#### [Aim]
State only the number of lines that include "matplotlib".

#### [Data]
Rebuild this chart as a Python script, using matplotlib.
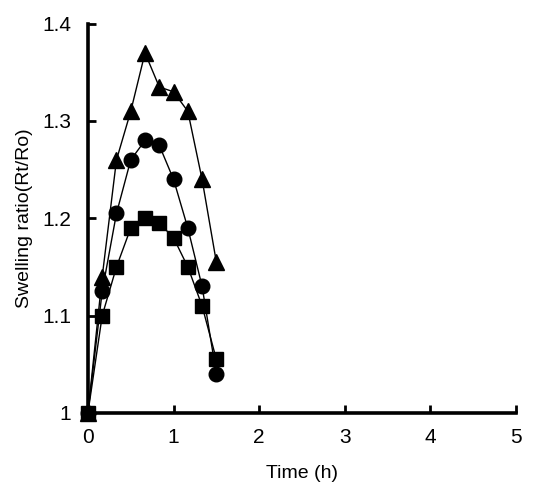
import numpy as np
import matplotlib
matplotlib.use("Agg")
import matplotlib.pyplot as plt

plt.rcParams['font.family'] = ['Liberation Sans', 'DejaVu Sans']

# time points (h), every 10 min
time_h = [0, 1/6, 1/3, 1/2, 2/3, 5/6, 1, 7/6, 4/3, 3/2]

# swelling ratio series
tri_vals = [1.0, 1.14, 1.26, 1.31, 1.37, 1.335, 1.33, 1.31, 1.24, 1.155]
circ_vals = [1.0, 1.125, 1.205, 1.26, 1.28, 1.275, 1.24, 1.19, 1.13, 1.04]
sq_vals = [1.0, 1.10, 1.15, 1.19, 1.20, 1.195, 1.18, 1.15, 1.11, 1.055]

x_ticks = [0, 1, 2, 3, 4, 5]
y_ticks = [1.0, 1.1, 1.2, 1.3, 1.4]
y_tick_labels = ["1", "1.1", "1.2", "1.3", "1.4"]

fig = plt.figure(figsize=(5.33, 4.84), dpi=100)
ax = fig.add_axes([0.165, 0.147, 0.803, 0.804])

ax.plot(time_h, tri_vals, color='black', lw=1.0, marker='^', ms=11, clip_on=False, zorder=3)
ax.plot(time_h, circ_vals, color='black', lw=1.0, marker='o', ms=10.5, clip_on=False, zorder=3)
ax.plot(time_h, sq_vals, color='black', lw=1.0, marker='s', ms=9.5, clip_on=False, zorder=4)

ax.set_xlim(0, 5)
ax.set_ylim(1.0, 1.4)
ax.set_xticks(x_ticks)
ax.set_yticks(y_ticks)
ax.set_yticklabels(y_tick_labels)

for s in ['top', 'right']:
    ax.spines[s].set_visible(False)
for s in ['left', 'bottom']:
    ax.spines[s].set_linewidth(2.6)

ax.tick_params(axis='both', direction='in', length=6, width=2, labelsize=15, pad=11)
ax.tick_params(axis='y', pad=12)

ax.set_xlabel("Time (h)", fontsize=14, labelpad=13)
ax.set_ylabel("Swelling ratio(Rt/Ro)", fontsize=14, labelpad=7)

fig.savefig("out.png", dpi=100)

#### [The solution]
4